The mailer points out that Rivas Logan is still getting “Republican money” because 90% of her money is from the Lewin family of Davie, who own 411-Pain and other healthcare interests and are registered red. Of course, 90% equals $10,000 of the $12,925 she’s collected (and it’s actually more if you consider that she loaned herself $2,500), so big deal?
The piece is paid for by Fight Back Florida, Taddeo’s PAC, which is chaired by Raul Martinez Jr., who used to be former Congressman Joe Garcia‘s chief of staff and who Taddeo ran against in the congressional primary last year. The PAC has reported raising $37,500 since May, including a $10,000 contribution last month from Diario Las Americas Multimedia.
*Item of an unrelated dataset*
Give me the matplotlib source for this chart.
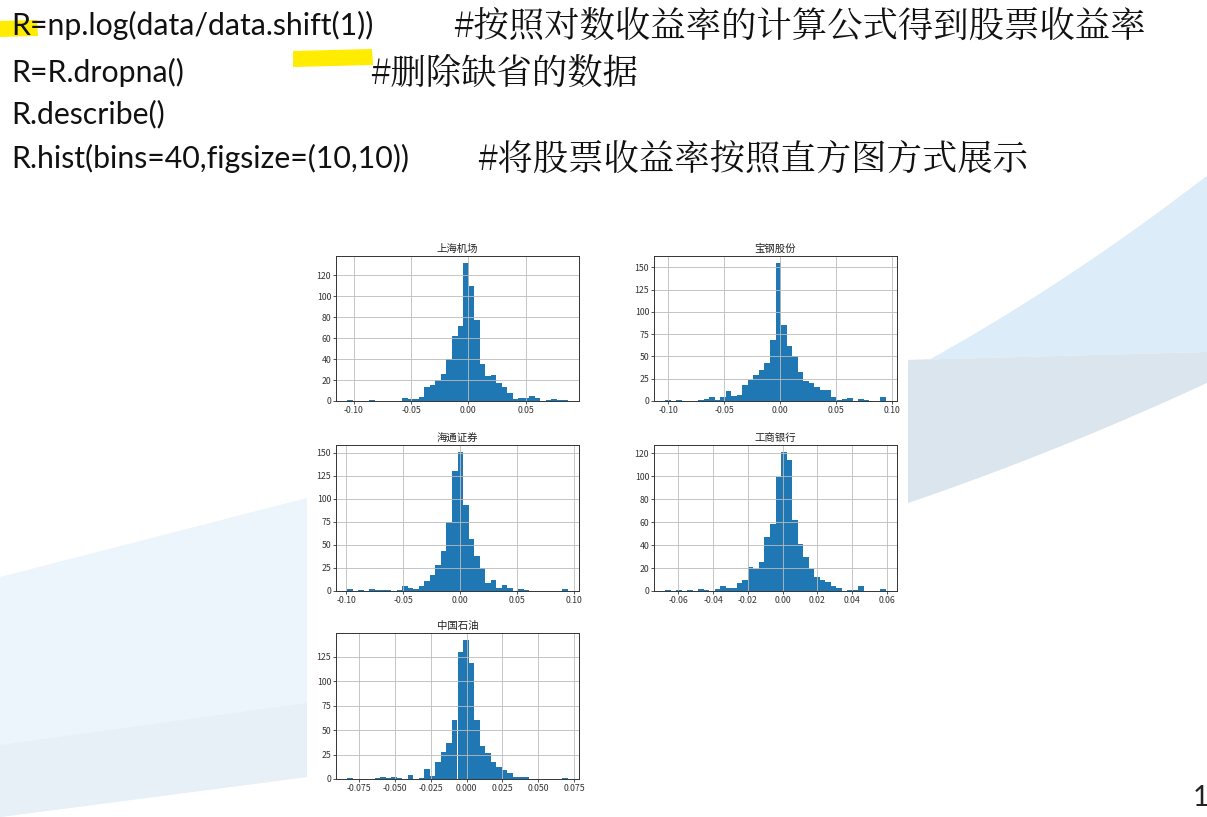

But the piece seems late, landing more than two weeks after absentee ballots went out, and short, coming on the heels of not one but at least three anti Taddeo pieces put out by Floridians for Accountability, an election communications organization that has been inactive since 2008 and didn’t report any activity last month. One of the pieces also tries to compare Taddeo to Trump repeating false allegations from 2014 that she was under IRS investigation for not paying her employees. That simply isn’t true and the complaint that was filed was done so for political purposes. Two other hit pieces targeted where Taddeo invests her money — which includes Big Oil, Big Tobacco and Big Pharma, none of which are Dem darlings.
Read related story: Dade’s newest Dem, Ana Rivas Logan, hails First Lady
Ladra still thinks Democrats will have to hold their nose and vote for Rivas Logan if they want to get that seat back. They should have never lost it to former Sen. Frank Artiles, who was forced to resign in April after he was caught making racist remarks to black legislators in public. But their best chance to get it back is Rivas Logan, who came in second in the primary to former Sen. Dwight Bullard without spending very much or campaigning really. Because the very Republican background that is a liability for Rivas Logan in this primary is what is going to make her a better candidate for the general against Diaz, for a rematch, or former Sen. Alex Diaz de la Portilla, who would enter the general limping from the full frontal attack campaign in his primary that has included allegations of violent outburstss and improriety with women.
Or maybe all this drama in both primaries gives the NPA candidate, Christian “He-Man” Schlearth, an advantage.